End-to-end Learning of Action Detection from Frame Glimpses in Videos
The paper "End-to-end Learning of Action Detection from Frame Glimpses in Videos" by Yeung et al. introduces an innovative approach to the problem of action detection in long, untrimmed videos. The authors present a recurrent neural network (RNN)-based model that observes selected moments in a video to efficiently and accurately predict the temporal bounds of actions.
Model and Methodology
The key contribution of the paper is the formulation of a model as an agent that interacts dynamically with video frames. This agent employs an RNN to select which frames to observe and when to emit action predictions based on those observations. The traditional reliance on exhaustive frame-level classifiers and post-processing techniques is circumvented by directly modeling the observation process as a sequence of decisions made by the agent.
The authors address the challenge of non-differentiability in the decision-making process by leveraging the REINFORCE algorithm. This enables the model to learn an efficient policy for determining the next frame to observe and the timing of prediction emissions, while simultaneously optimizing for high action detection accuracy.
Experimental Results
The model demonstrates superior performance on the THUMOS'14 and ActivityNet datasets, achieving state-of-the-art results. It significantly reduces the number of frames that need to be processed, requiring observation of only 2% or less of the total frames in a video. This positions the model as highly efficient in terms of computational demands compared to traditional approaches.

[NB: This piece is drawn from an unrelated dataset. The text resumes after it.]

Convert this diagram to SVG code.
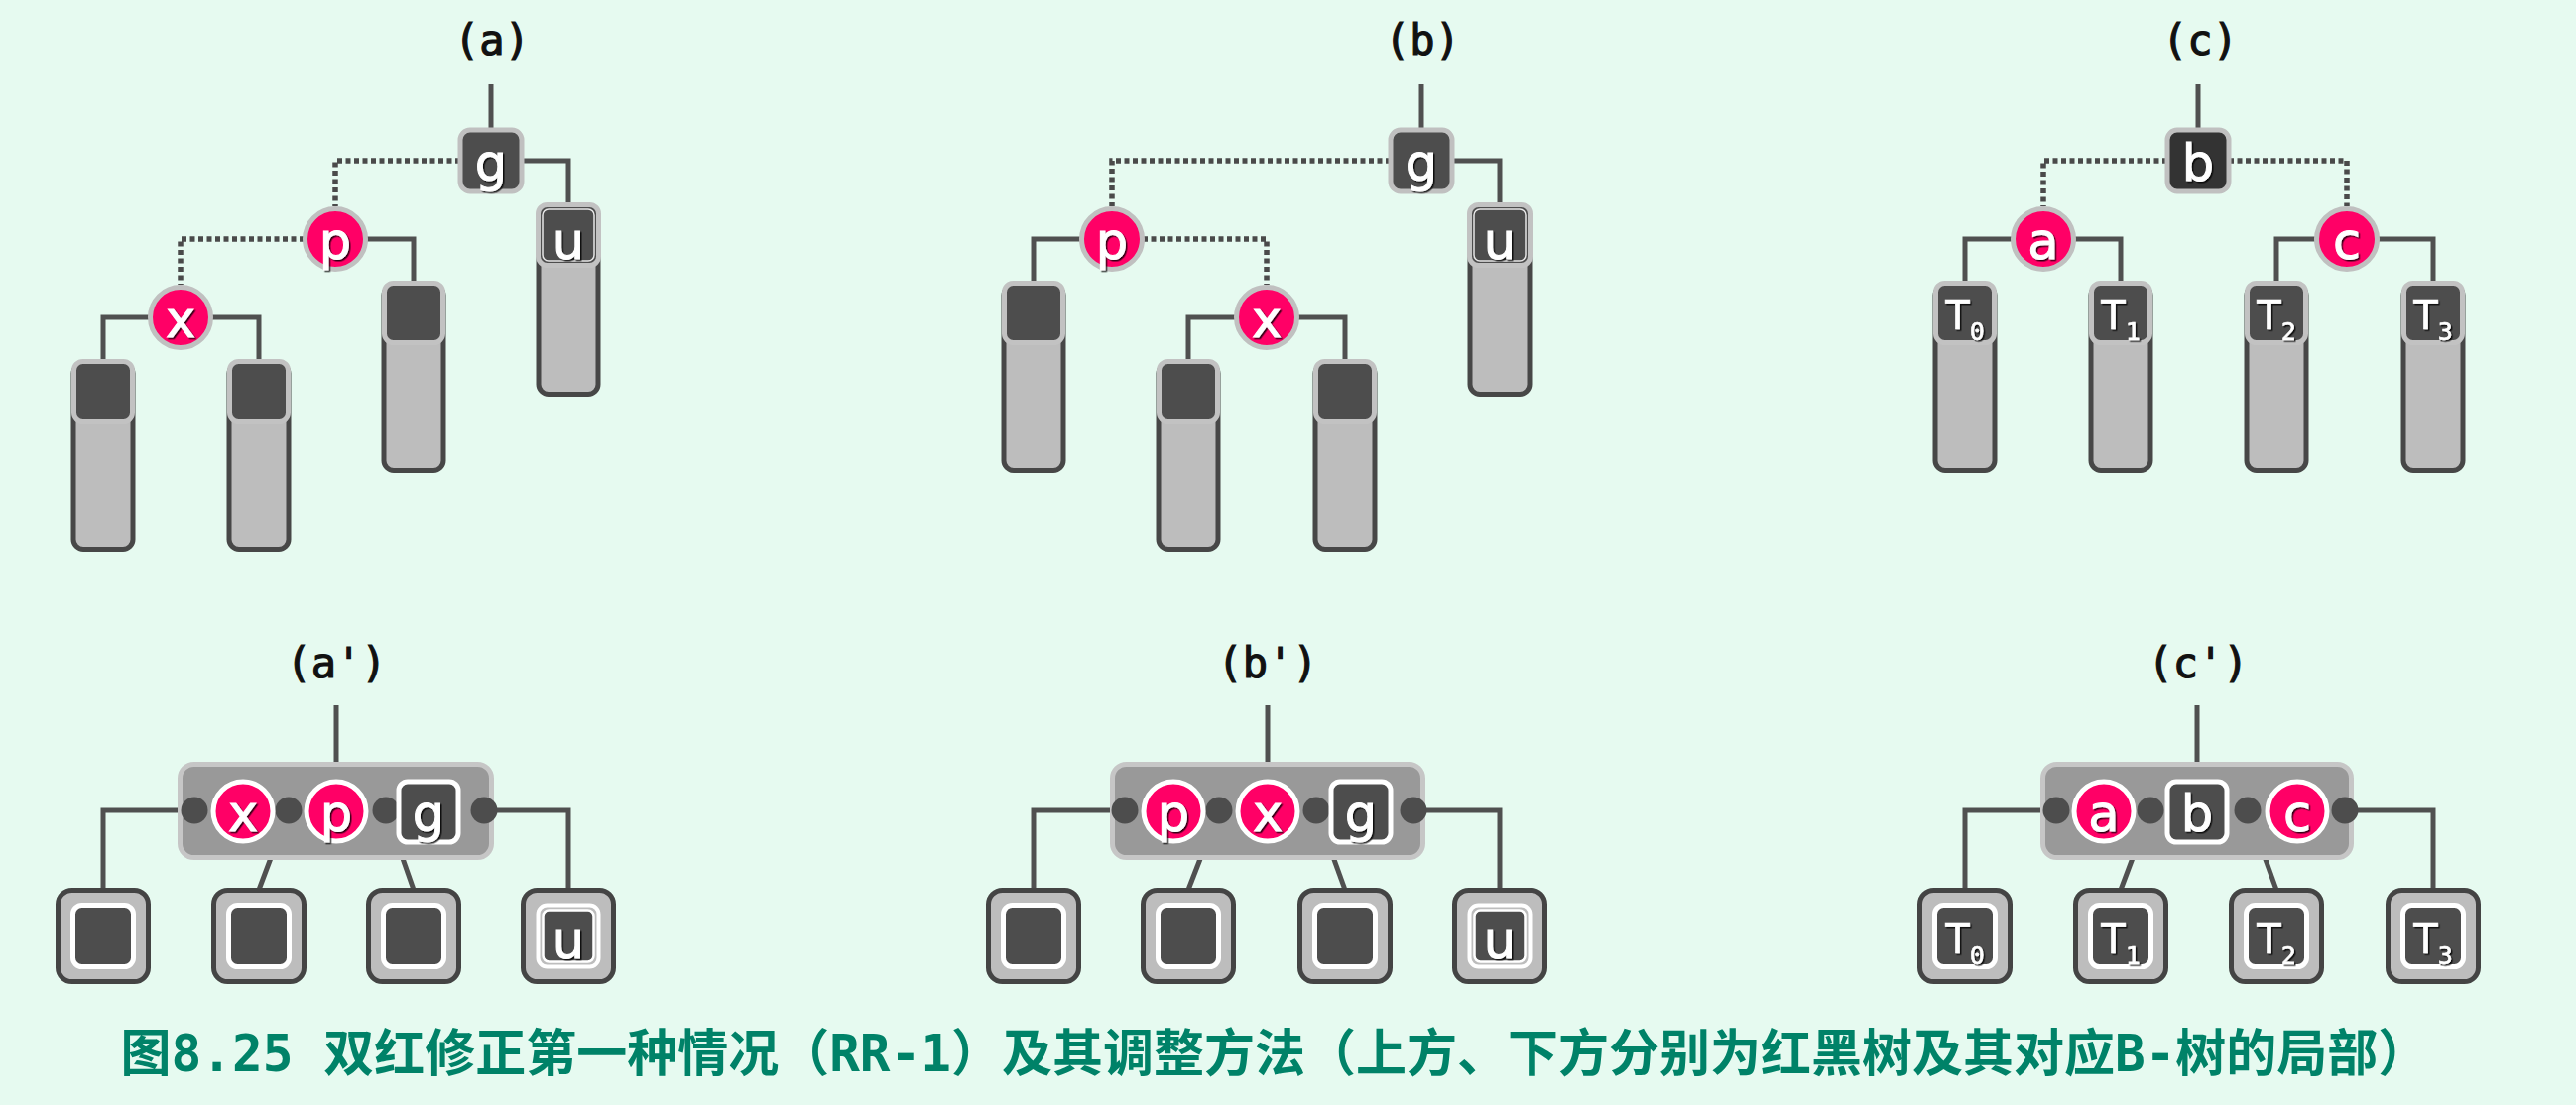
<svg xmlns="http://www.w3.org/2000/svg" width="2597" height="1114" viewBox="0 0 2597 1114">
<defs>
<style>
.bg{fill:#E6FAF0}
.ln{fill:none;stroke:#505050;stroke-width:5}
.dt{fill:none;stroke:#4a4a4a;stroke-width:5.5;stroke-dasharray:5 3.5}
.blk{fill:#4d4d4d;stroke:#c0c0c0;stroke-width:5}
.blk2{fill:#333333;stroke:#c0c0c0;stroke-width:5}
.red{fill:#FF0066;stroke:#c0c0c0;stroke-width:5}
.redw{fill:#FF0066;stroke:#ffffff;stroke-width:5}
.blkw{fill:#4d4d4d;stroke:#ffffff;stroke-width:5}
.tall{fill:#bdbdbd;stroke:#474747;stroke-width:5}
.top{fill:#4d4d4d;stroke:#c2c2c2;stroke-width:5}
.cont{fill:#999999;stroke:#c6c6c6;stroke-width:5}
.dot{fill:#4d4d4d}
.bbox{fill:#bdbdbd;stroke:#444444;stroke-width:5}
.inner{fill:#4d4d4d;stroke:#ffffff;stroke-width:5}
.key{font-family:"DejaVu Sans",sans-serif;font-size:51px;fill:#ffffff;stroke:#ffffff;stroke-width:1;text-anchor:middle;filter:url(#sh)}
.tl{font-family:"DejaVu Sans",sans-serif;font-size:40px;fill:#ffffff;stroke:#ffffff;stroke-width:0.6;text-anchor:middle;filter:url(#sh)}
.sub{font-family:"DejaVu Sans Mono",monospace;font-size:25px}
.lab{font-family:"DejaVu Sans Mono","Liberation Mono",monospace;font-size:42px;fill:#111111;stroke:#111111;stroke-width:1.2;text-anchor:middle}
.cap{font-family:"DejaVu Sans Mono","Noto Sans CJK SC",monospace;font-size:51px;font-weight:bold;fill:#008268;text-anchor:middle}
</style>
<filter id="sh" x="-30%" y="-30%" width="160%" height="160%">
<feDropShadow dx="1.5" dy="1.5" stdDeviation="0.6" flood-color="#000" flood-opacity="0.8"/>
</filter>
</defs>
<rect class="bg" x="0" y="0" width="2597" height="1114"/>

<g id="connectors">
<path class="ln" d="M495 85 V131"/>
<path class="dt" d="M464 162 H338 V208"/>
<path class="dt" d="M307 241 H182 V287"/>
<path class="ln" d="M526 162 H573 V206"/>
<path class="ln" d="M369 241 H417 V285"/>
<path class="ln" d="M151 320 H104 V364"/>
<path class="ln" d="M213 320 H261 V364"/>
<path class="ln" d="M1433 85 V131"/>
<path class="dt" d="M1402 162 H1121 V208"/>
<path class="dt" d="M1152 241 H1277 V287"/>
<path class="ln" d="M1464 162 H1512 V206"/>
<path class="ln" d="M1090 241 H1042 V285"/>
<path class="ln" d="M1246 320 H1198 V364"/>
<path class="ln" d="M1308 320 H1356 V364"/>
<path class="ln" d="M2216 85 V131"/>
<path class="dt" d="M2185 162 H2060 V208"/>
<path class="dt" d="M2247 162 H2366 V208"/>
<path class="ln" d="M2029 241 H1981 V285"/>
<path class="ln" d="M2091 241 H2138 V285"/>
<path class="ln" d="M2335 241 H2295 V285"/>
<path class="ln" d="M2397 241 H2453 V285"/>
<path class="ln" d="M339 711 V770"/>
<path class="ln" d="M196 817 H104 V897"/>
<path class="ln" d="M291 817 L261 897"/>
<path class="ln" d="M389 817 L417 897"/>
<path class="ln" d="M488 817 H573 V897"/>
<path class="ln" d="M1278 711 V770"/>
<path class="ln" d="M1134 817 H1042 V897"/>
<path class="ln" d="M1229 817 L1198 897"/>
<path class="ln" d="M1327 817 L1356 897"/>
<path class="ln" d="M1425 817 H1512 V897"/>
<path class="ln" d="M2215 711 V770"/>
<path class="ln" d="M2073 817 H1981 V897"/>
<path class="ln" d="M2168 817 L2138 897"/>
<path class="ln" d="M2266 817 L2295 897"/>
<path class="ln" d="M2364 817 H2453 V897"/>
</g>

<g id="labels">
<text class="lab" x="496" y="55">(a)</text>
<text class="lab" x="1434" y="55">(b)</text>
<text class="lab" x="2218" y="55">(c)</text>
<text class="lab" x="339" y="683">(a')</text>
<text class="lab" x="1278" y="683">(b')</text>
<text class="lab" x="2216" y="683">(c')</text>
</g>

<g id="a-sub-x-left"><rect class="tall" x="74" y="366.5" width="60" height="187" rx="10"/><rect class="top" x="74.5" y="364.5" width="59" height="60" rx="9"/></g>
<g id="a-sub-x-right"><rect class="tall" x="231" y="366.5" width="60" height="187" rx="10"/><rect class="top" x="231.5" y="364.5" width="59" height="60" rx="9"/></g>
<g id="a-sub-p-right"><rect class="tall" x="387" y="287.5" width="60" height="187" rx="10"/><rect class="top" x="387.5" y="285.5" width="59" height="60" rx="9"/></g>
<g id="a-u"><rect class="tall" x="543" y="208.5" width="60" height="189" rx="10"/><rect class="top" x="542.5" y="206.5" width="61" height="61" rx="9"/><rect x="547" y="211" width="52" height="52" rx="6" fill="none" stroke="#e6e6e6" stroke-width="1.5"/><text class="key" x="573" y="261">u</text></g>
<g id="a-g"><rect class="blk" x="464" y="131" width="62" height="62" rx="10"/><text class="key" x="495" y="182">g</text></g>
<g id="a-p"><circle class="red" cx="338" cy="241" r="30.5"/><text class="key" x="338" y="261">p</text></g>
<g id="a-x"><circle class="red" cx="182" cy="320" r="30.5"/><text class="key" x="182" y="340">x</text></g>

<g id="b-sub-p-left"><rect class="tall" x="1012" y="287.5" width="60" height="187" rx="10"/><rect class="top" x="1012.5" y="285.5" width="59" height="60" rx="9"/></g>
<g id="b-sub-x-left"><rect class="tall" x="1168" y="366.5" width="60" height="187" rx="10"/><rect class="top" x="1168.5" y="364.5" width="59" height="60" rx="9"/></g>
<g id="b-sub-x-right"><rect class="tall" x="1326" y="366.5" width="60" height="187" rx="10"/><rect class="top" x="1326.5" y="364.5" width="59" height="60" rx="9"/></g>
<g id="b-u"><rect class="tall" x="1482" y="208.5" width="60" height="189" rx="10"/><rect class="top" x="1481.5" y="206.5" width="61" height="61" rx="9"/><rect x="1486" y="211" width="52" height="52" rx="6" fill="none" stroke="#e6e6e6" stroke-width="1.5"/><text class="key" x="1512" y="261">u</text></g>
<g id="b-g"><rect class="blk" x="1402" y="131" width="62" height="62" rx="10"/><text class="key" x="1433" y="182">g</text></g>
<g id="b-p"><circle class="red" cx="1121" cy="241" r="30.5"/><text class="key" x="1121" y="261">p</text></g>
<g id="b-x"><circle class="red" cx="1277" cy="320" r="30.5"/><text class="key" x="1277" y="340">x</text></g>

<g id="c-T0"><rect class="tall" x="1951" y="287.5" width="60" height="187" rx="10"/><rect class="top" x="1951.5" y="285.5" width="59" height="60" rx="9"/><text class="tl" x="1981" y="332">T<tspan class="sub" dy="11">0</tspan></text></g>
<g id="c-T1"><rect class="tall" x="2108" y="287.5" width="60" height="187" rx="10"/><rect class="top" x="2108.5" y="285.5" width="59" height="60" rx="9"/><text class="tl" x="2138" y="332">T<tspan class="sub" dy="11">1</tspan></text></g>
<g id="c-T2"><rect class="tall" x="2265" y="287.5" width="60" height="187" rx="10"/><rect class="top" x="2265.5" y="285.5" width="59" height="60" rx="9"/><text class="tl" x="2295" y="332">T<tspan class="sub" dy="11">2</tspan></text></g>
<g id="c-T3"><rect class="tall" x="2423" y="287.5" width="60" height="187" rx="10"/><rect class="top" x="2423.5" y="285.5" width="59" height="60" rx="9"/><text class="tl" x="2453" y="332">T<tspan class="sub" dy="11">3</tspan></text></g>
<g id="c-b"><rect class="blk2" x="2185" y="131" width="62" height="62" rx="10"/><text class="key" x="2216" y="182">b</text></g>
<g id="c-a"><circle class="red" cx="2060" cy="241" r="30.5"/><text class="key" x="2060" y="261">a</text></g>
<g id="c-c"><circle class="red" cx="2366" cy="241" r="30.5"/><text class="key" x="2366" y="261">c</text></g>

<g id="ap-node">
<rect class="cont" x="181.5" y="770.5" width="314" height="94" rx="14"/>
<circle class="dot" cx="196" cy="817" r="13.5"/><circle class="dot" cx="291" cy="817" r="13.5"/><circle class="dot" cx="389" cy="817" r="13.5"/><circle class="dot" cx="488" cy="817" r="13.5"/>
<circle class="redw" cx="245" cy="818" r="30"/><text class="key" x="245" y="838">x</text>
<circle class="redw" cx="339" cy="818" r="30"/><text class="key" x="339" y="838">p</text>
<rect class="blkw" x="402" y="788" width="60" height="61" rx="9"/><text class="key" x="432" y="838">g</text>
</g>
<g id="ap-c0"><rect class="bbox" x="58.5" y="897.5" width="91" height="92" rx="14"/><rect class="inner" x="73.5" y="912.5" width="61" height="62" rx="9"/></g>
<g id="ap-c1"><rect class="bbox" x="215.5" y="897.5" width="91" height="92" rx="14"/><rect class="inner" x="230.5" y="912.5" width="61" height="62" rx="9"/></g>
<g id="ap-c2"><rect class="bbox" x="371.5" y="897.5" width="91" height="92" rx="14"/><rect class="inner" x="386.5" y="912.5" width="61" height="62" rx="9"/></g>
<g id="ap-u"><rect class="bbox" x="527.5" y="897.5" width="91" height="92" rx="14"/><rect x="542.5" y="912.5" width="61" height="62" rx="9" fill="#bdbdbd" stroke="#fff" stroke-width="4"/><rect x="547.5" y="917.5" width="51" height="52" rx="6" fill="#4d4d4d" stroke="#fff" stroke-width="2.5"/><text class="key" x="573" y="966">u</text></g>

<g id="bp-node">
<rect class="cont" x="1121.5" y="770.5" width="313" height="94" rx="14"/>
<circle class="dot" cx="1134" cy="817" r="13.5"/><circle class="dot" cx="1229" cy="817" r="13.5"/><circle class="dot" cx="1327" cy="817" r="13.5"/><circle class="dot" cx="1425" cy="817" r="13.5"/>
<circle class="redw" cx="1183" cy="818" r="30"/><text class="key" x="1183" y="838">p</text>
<circle class="redw" cx="1278" cy="818" r="30"/><text class="key" x="1278" y="838">x</text>
<rect class="blkw" x="1342" y="788" width="60" height="61" rx="9"/><text class="key" x="1372" y="838">g</text>
</g>
<g id="bp-c0"><rect class="bbox" x="996.5" y="897.5" width="91" height="92" rx="14"/><rect class="inner" x="1011.5" y="912.5" width="61" height="62" rx="9"/></g>
<g id="bp-c1"><rect class="bbox" x="1152.5" y="897.5" width="91" height="92" rx="14"/><rect class="inner" x="1167.5" y="912.5" width="61" height="62" rx="9"/></g>
<g id="bp-c2"><rect class="bbox" x="1310.5" y="897.5" width="91" height="92" rx="14"/><rect class="inner" x="1325.5" y="912.5" width="61" height="62" rx="9"/></g>
<g id="bp-u"><rect class="bbox" x="1466.5" y="897.5" width="91" height="92" rx="14"/><rect x="1481.5" y="912.5" width="61" height="62" rx="9" fill="#bdbdbd" stroke="#fff" stroke-width="4"/><rect x="1486.5" y="917.5" width="51" height="52" rx="6" fill="#4d4d4d" stroke="#fff" stroke-width="2.5"/><text class="key" x="1512" y="966">u</text></g>

<g id="cp-node">
<rect class="cont" x="2059.5" y="770.5" width="311" height="94" rx="14"/>
<circle class="dot" cx="2073" cy="817" r="13.5"/><circle class="dot" cx="2168" cy="817" r="13.5"/><circle class="dot" cx="2266" cy="817" r="13.5"/><circle class="dot" cx="2364" cy="817" r="13.5"/>
<circle class="redw" cx="2121" cy="818" r="30"/><text class="key" x="2121" y="838">a</text>
<rect class="blkw" x="2185" y="788" width="60" height="61" rx="9"/><text class="key" x="2215" y="838">b</text>
<circle class="redw" cx="2316" cy="818" r="30"/><text class="key" x="2316" y="838">c</text>
</g>
<g id="cp-T0"><rect class="bbox" x="1935.5" y="897.5" width="91" height="92" rx="14"/><rect class="inner" x="1950.5" y="912.5" width="61" height="62" rx="9"/><text class="tl" x="1981" y="961">T<tspan class="sub" dy="11">0</tspan></text></g>
<g id="cp-T1"><rect class="bbox" x="2092.5" y="897.5" width="91" height="92" rx="14"/><rect class="inner" x="2107.5" y="912.5" width="61" height="62" rx="9"/><text class="tl" x="2138" y="961">T<tspan class="sub" dy="11">1</tspan></text></g>
<g id="cp-T2"><rect class="bbox" x="2249.5" y="897.5" width="91" height="92" rx="14"/><rect class="inner" x="2264.5" y="912.5" width="61" height="62" rx="9"/><text class="tl" x="2295" y="961">T<tspan class="sub" dy="11">2</tspan></text></g>
<g id="cp-T3"><rect class="bbox" x="2407.5" y="897.5" width="91" height="92" rx="14"/><rect class="inner" x="2422.5" y="912.5" width="61" height="62" rx="9"/><text class="tl" x="2453" y="961">T<tspan class="sub" dy="11">3</tspan></text></g>

<g id="caption">
<text class="cap" x="1285" y="1080">图8.25 双红修正第一种情况（RR-1）及其调整方法（上方、下方分别为红黑树及其对应B-树的局部）</text>
</g>
</svg>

Quantitative results reveal substantial improvements in mean Average Precision (mAP) across a range of intersection-over-union (IOU) thresholds. For instance, on THUMOS'14, the model achieves an mAP of 17.1% at an IOU threshold of 0.5, which is a noteworthy improvement over existing methods. Similar success is observed on the ActivityNet dataset, particularly for classes with less distinctive movements.
Implications and Future Directions
The implications of this research are twofold. Practically, the model offers a pathway towards more efficient action detection systems that can function effectively in resource-constrained environments, such as mobile devices or real-time applications. Theoretically, it challenges and expands the scope of end-to-end learning frameworks by incorporating decision-making processes into the action detection paradigm.
Future developments might explore extending this framework to joint spatio-temporal policies, enabling simultaneous spatial and temporal action localization. Additionally, integrating motion-based features could further enhance the model's efficacy, particularly in environments where appearance-based cues are insufficient.
In summary, the authors present a robust approach to action detection that combines efficiency with high accuracy, marking a significant advancement in video analysis techniques. This paper lays a strong foundation for future research into intelligent observation strategies within video analytics.